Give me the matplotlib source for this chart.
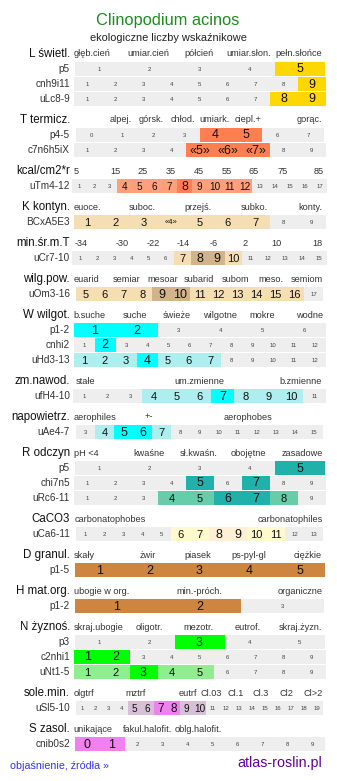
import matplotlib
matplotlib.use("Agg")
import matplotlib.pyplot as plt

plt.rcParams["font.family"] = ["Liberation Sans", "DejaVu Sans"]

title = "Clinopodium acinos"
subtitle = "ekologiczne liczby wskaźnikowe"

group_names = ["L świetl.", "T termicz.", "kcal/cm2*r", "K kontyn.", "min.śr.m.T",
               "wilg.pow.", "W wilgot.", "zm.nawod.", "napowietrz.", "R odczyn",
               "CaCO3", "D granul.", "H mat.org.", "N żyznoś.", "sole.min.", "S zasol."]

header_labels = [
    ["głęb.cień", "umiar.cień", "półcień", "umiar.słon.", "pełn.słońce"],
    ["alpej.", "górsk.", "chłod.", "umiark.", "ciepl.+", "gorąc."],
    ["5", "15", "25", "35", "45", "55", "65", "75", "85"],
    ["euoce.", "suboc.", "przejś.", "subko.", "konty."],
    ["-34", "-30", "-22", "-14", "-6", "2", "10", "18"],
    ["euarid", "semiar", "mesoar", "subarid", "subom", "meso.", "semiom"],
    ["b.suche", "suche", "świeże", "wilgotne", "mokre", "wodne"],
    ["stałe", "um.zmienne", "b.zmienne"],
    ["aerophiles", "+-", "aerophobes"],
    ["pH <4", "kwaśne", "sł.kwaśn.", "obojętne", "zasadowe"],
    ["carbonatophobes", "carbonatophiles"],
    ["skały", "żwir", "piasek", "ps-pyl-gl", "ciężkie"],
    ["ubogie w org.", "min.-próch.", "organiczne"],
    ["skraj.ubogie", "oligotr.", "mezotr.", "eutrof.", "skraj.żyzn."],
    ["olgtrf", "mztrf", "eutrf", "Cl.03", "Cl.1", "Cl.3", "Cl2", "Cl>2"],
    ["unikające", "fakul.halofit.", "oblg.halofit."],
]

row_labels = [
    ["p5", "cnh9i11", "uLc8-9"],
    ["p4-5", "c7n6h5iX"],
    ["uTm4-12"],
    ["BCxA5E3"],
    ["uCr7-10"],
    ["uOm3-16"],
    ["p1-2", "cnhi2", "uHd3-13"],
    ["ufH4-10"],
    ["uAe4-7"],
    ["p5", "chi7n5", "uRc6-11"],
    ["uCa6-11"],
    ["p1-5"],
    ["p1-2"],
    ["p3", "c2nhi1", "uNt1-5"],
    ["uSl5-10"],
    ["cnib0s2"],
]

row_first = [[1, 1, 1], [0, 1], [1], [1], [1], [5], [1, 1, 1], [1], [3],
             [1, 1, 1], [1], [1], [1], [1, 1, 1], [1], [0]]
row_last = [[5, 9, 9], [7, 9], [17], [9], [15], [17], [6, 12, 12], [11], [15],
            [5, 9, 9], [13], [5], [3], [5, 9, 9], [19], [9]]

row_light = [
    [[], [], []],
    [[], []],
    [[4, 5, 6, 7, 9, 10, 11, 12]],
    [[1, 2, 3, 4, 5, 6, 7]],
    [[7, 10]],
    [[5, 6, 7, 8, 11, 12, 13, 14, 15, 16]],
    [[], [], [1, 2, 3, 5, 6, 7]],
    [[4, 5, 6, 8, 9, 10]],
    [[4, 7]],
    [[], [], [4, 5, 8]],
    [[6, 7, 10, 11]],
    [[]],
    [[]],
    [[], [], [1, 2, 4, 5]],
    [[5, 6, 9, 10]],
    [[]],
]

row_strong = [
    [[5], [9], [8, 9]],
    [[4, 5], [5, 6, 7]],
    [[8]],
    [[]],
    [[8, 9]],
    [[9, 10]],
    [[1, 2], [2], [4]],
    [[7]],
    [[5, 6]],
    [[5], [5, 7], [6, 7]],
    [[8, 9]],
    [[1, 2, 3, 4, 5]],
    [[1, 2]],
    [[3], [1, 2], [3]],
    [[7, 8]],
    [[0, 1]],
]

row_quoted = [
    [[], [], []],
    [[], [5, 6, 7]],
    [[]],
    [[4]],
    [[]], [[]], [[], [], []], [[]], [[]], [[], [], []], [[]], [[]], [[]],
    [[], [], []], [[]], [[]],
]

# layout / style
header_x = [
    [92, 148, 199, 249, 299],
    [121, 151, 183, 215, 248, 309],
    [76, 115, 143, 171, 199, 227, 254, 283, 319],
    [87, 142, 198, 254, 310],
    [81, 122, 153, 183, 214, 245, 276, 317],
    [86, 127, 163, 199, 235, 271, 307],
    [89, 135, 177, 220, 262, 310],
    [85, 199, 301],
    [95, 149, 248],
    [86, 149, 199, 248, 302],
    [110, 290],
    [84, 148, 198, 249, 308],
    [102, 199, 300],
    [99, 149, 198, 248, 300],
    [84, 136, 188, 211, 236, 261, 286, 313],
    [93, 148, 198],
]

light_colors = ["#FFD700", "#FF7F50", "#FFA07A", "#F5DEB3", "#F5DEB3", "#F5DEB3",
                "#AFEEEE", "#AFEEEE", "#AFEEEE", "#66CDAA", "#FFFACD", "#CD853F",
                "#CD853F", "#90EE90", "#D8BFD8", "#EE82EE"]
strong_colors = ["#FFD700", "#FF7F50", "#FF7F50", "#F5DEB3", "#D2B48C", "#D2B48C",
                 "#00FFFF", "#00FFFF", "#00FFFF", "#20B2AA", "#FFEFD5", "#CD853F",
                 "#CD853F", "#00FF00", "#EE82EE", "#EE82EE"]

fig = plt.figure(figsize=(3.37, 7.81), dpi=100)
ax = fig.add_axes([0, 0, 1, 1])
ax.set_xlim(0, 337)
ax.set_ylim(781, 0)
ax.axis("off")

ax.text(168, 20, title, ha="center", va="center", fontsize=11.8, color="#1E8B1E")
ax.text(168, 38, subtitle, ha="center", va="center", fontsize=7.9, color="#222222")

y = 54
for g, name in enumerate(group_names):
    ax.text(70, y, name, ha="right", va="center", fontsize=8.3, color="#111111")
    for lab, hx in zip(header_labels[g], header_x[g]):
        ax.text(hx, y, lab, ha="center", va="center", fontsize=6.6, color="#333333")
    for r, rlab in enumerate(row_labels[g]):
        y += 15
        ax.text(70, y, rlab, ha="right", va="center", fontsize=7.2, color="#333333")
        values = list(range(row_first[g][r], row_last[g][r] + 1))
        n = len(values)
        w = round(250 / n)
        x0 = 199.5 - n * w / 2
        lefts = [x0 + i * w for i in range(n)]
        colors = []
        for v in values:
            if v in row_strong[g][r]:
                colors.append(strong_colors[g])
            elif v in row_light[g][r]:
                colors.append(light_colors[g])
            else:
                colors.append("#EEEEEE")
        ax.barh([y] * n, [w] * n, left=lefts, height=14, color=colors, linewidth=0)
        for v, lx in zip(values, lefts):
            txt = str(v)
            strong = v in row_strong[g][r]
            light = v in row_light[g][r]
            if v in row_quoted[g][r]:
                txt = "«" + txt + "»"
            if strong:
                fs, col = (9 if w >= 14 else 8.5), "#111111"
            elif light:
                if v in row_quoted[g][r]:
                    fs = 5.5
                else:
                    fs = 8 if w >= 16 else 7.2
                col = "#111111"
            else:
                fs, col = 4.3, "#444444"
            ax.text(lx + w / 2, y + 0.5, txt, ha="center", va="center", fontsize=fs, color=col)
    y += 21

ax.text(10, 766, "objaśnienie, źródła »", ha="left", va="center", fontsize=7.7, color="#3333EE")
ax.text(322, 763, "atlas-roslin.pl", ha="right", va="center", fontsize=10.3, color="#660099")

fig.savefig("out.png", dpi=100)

__BRIEF__
Ignore the images and quote every line of the listing exactly.

__RESPONSE__
Give me the matplotlib source for this chart.
import matplotlib
matplotlib.use("Agg")
import matplotlib.pyplot as plt

plt.rcParams["font.family"] = ["Liberation Sans", "DejaVu Sans"]

title = "Clinopodium acinos"
subtitle = "ekologiczne liczby wskaźnikowe"

group_names = ["L świetl.", "T termicz.", "kcal/cm2*r", "K kontyn.", "min.śr.m.T",
               "wilg.pow.", "W wilgot.", "zm.nawod.", "napowietrz.", "R odczyn",
               "CaCO3", "D granul.", "H mat.org.", "N żyznoś.", "sole.min.", "S zasol."]

header_labels = [
    ["głęb.cień", "umiar.cień", "półcień", "umiar.słon.", "pełn.słońce"],
    ["alpej.", "górsk.", "chłod.", "umiark.", "ciepl.+", "gorąc."],
    ["5", "15", "25", "35", "45", "55", "65", "75", "85"],
    ["euoce.", "suboc.", "przejś.", "subko.", "konty."],
    ["-34", "-30", "-22", "-14", "-6", "2", "10", "18"],
    ["euarid", "semiar", "mesoar", "subarid", "subom", "meso.", "semiom"],
    ["b.suche", "suche", "świeże", "wilgotne", "mokre", "wodne"],
    ["stałe", "um.zmienne", "b.zmienne"],
    ["aerophiles", "+-", "aerophobes"],
    ["pH <4", "kwaśne", "sł.kwaśn.", "obojętne", "zasadowe"],
    ["carbonatophobes", "carbonatophiles"],
    ["skały", "żwir", "piasek", "ps-pyl-gl", "ciężkie"],
    ["ubogie w org.", "min.-próch.", "organiczne"],
    ["skraj.ubogie", "oligotr.", "mezotr.", "eutrof.", "skraj.żyzn."],
    ["olgtrf", "mztrf", "eutrf", "Cl.03", "Cl.1", "Cl.3", "Cl2", "Cl>2"],
    ["unikające", "fakul.halofit.", "oblg.halofit."],
]

row_labels = [
    ["p5", "cnh9i11", "uLc8-9"],
    ["p4-5", "c7n6h5iX"],
    ["uTm4-12"],
    ["BCxA5E3"],
    ["uCr7-10"],
    ["uOm3-16"],
    ["p1-2", "cnhi2", "uHd3-13"],
    ["ufH4-10"],
    ["uAe4-7"],
    ["p5", "chi7n5", "uRc6-11"],
    ["uCa6-11"],
    ["p1-5"],
    ["p1-2"],
    ["p3", "c2nhi1", "uNt1-5"],
    ["uSl5-10"],
    ["cnib0s2"],
]

row_first = [[1, 1, 1], [0, 1], [1], [1], [1], [5], [1, 1, 1], [1], [3],
             [1, 1, 1], [1], [1], [1], [1, 1, 1], [1], [0]]
row_last = [[5, 9, 9], [7, 9], [17], [9], [15], [17], [6, 12, 12], [11], [15],
            [5, 9, 9], [13], [5], [3], [5, 9, 9], [19], [9]]

row_light = [
    [[], [], []],
    [[], []],
    [[4, 5, 6, 7, 9, 10, 11, 12]],
    [[1, 2, 3, 4, 5, 6, 7]],
    [[7, 10]],
    [[5, 6, 7, 8, 11, 12, 13, 14, 15, 16]],
    [[], [], [1, 2, 3, 5, 6, 7]],
    [[4, 5, 6, 8, 9, 10]],
    [[4, 7]],
    [[], [], [4, 5, 8]],
    [[6, 7, 10, 11]],
    [[]],
    [[]],
    [[], [], [1, 2, 4, 5]],
    [[5, 6, 9, 10]],
    [[]],
]

row_strong = [
    [[5], [9], [8, 9]],
    [[4, 5], [5, 6, 7]],
    [[8]],
    [[]],
    [[8, 9]],
    [[9, 10]],
    [[1, 2], [2], [4]],
    [[7]],
    [[5, 6]],
    [[5], [5, 7], [6, 7]],
    [[8, 9]],
    [[1, 2, 3, 4, 5]],
    [[1, 2]],
    [[3], [1, 2], [3]],
    [[7, 8]],
    [[0, 1]],
]

row_quoted = [
    [[], [], []],
    [[], [5, 6, 7]],
    [[]],
    [[4]],
    [[]], [[]], [[], [], []], [[]], [[]], [[], [], []], [[]], [[]], [[]],
    [[], [], []], [[]], [[]],
]

# layout / style
header_x = [
    [92, 148, 199, 249, 299],
    [121, 151, 183, 215, 248, 309],
    [76, 115, 143, 171, 199, 227, 254, 283, 319],
    [87, 142, 198, 254, 310],
    [81, 122, 153, 183, 214, 245, 276, 317],
    [86, 127, 163, 199, 235, 271, 307],
    [89, 135, 177, 220, 262, 310],
    [85, 199, 301],
    [95, 149, 248],
    [86, 149, 199, 248, 302],
    [110, 290],
    [84, 148, 198, 249, 308],
    [102, 199, 300],
    [99, 149, 198, 248, 300],
    [84, 136, 188, 211, 236, 261, 286, 313],
    [93, 148, 198],
]

light_colors = ["#FFD700", "#FF7F50", "#FFA07A", "#F5DEB3", "#F5DEB3", "#F5DEB3",
                "#AFEEEE", "#AFEEEE", "#AFEEEE", "#66CDAA", "#FFFACD", "#CD853F",
                "#CD853F", "#90EE90", "#D8BFD8", "#EE82EE"]
strong_colors = ["#FFD700", "#FF7F50", "#FF7F50", "#F5DEB3", "#D2B48C", "#D2B48C",
                 "#00FFFF", "#00FFFF", "#00FFFF", "#20B2AA", "#FFEFD5", "#CD853F",
                 "#CD853F", "#00FF00", "#EE82EE", "#EE82EE"]

fig = plt.figure(figsize=(3.37, 7.81), dpi=100)
ax = fig.add_axes([0, 0, 1, 1])
ax.set_xlim(0, 337)
ax.set_ylim(781, 0)
ax.axis("off")

ax.text(168, 20, title, ha="center", va="center", fontsize=11.8, color="#1E8B1E")
ax.text(168, 38, subtitle, ha="center", va="center", fontsize=7.9, color="#222222")

y = 54
for g, name in enumerate(group_names):
    ax.text(70, y, name, ha="right", va="center", fontsize=8.3, color="#111111")
    for lab, hx in zip(header_labels[g], header_x[g]):
        ax.text(hx, y, lab, ha="center", va="center", fontsize=6.6, color="#333333")
    for r, rlab in enumerate(row_labels[g]):
        y += 15
        ax.text(70, y, rlab, ha="right", va="center", fontsize=7.2, color="#333333")
        values = list(range(row_first[g][r], row_last[g][r] + 1))
        n = len(values)
        w = round(250 / n)
        x0 = 199.5 - n * w / 2
        lefts = [x0 + i * w for i in range(n)]
        colors = []
        for v in values:
            if v in row_strong[g][r]:
                colors.append(strong_colors[g])
            elif v in row_light[g][r]:
                colors.append(light_colors[g])
            else:
                colors.append("#EEEEEE")
        ax.barh([y] * n, [w] * n, left=lefts, height=14, color=colors, linewidth=0)
        for v, lx in zip(values, lefts):
            txt = str(v)
            strong = v in row_strong[g][r]
            light = v in row_light[g][r]
            if v in row_quoted[g][r]:
                txt = "«" + txt + "»"
            if strong:
                fs, col = (9 if w >= 14 else 8.5), "#111111"
            elif light:
                if v in row_quoted[g][r]:
                    fs = 5.5
                else:
                    fs = 8 if w >= 16 else 7.2
                col = "#111111"
            else:
                fs, col = 4.3, "#444444"
            ax.text(lx + w / 2, y + 0.5, txt, ha="center", va="center", fontsize=fs, color=col)
    y += 21

ax.text(10, 766, "objaśnienie, źródła »", ha="left", va="center", fontsize=7.7, color="#3333EE")
ax.text(322, 763, "atlas-roslin.pl", ha="right", va="center", fontsize=10.3, color="#660099")

fig.savefig("out.png", dpi=100)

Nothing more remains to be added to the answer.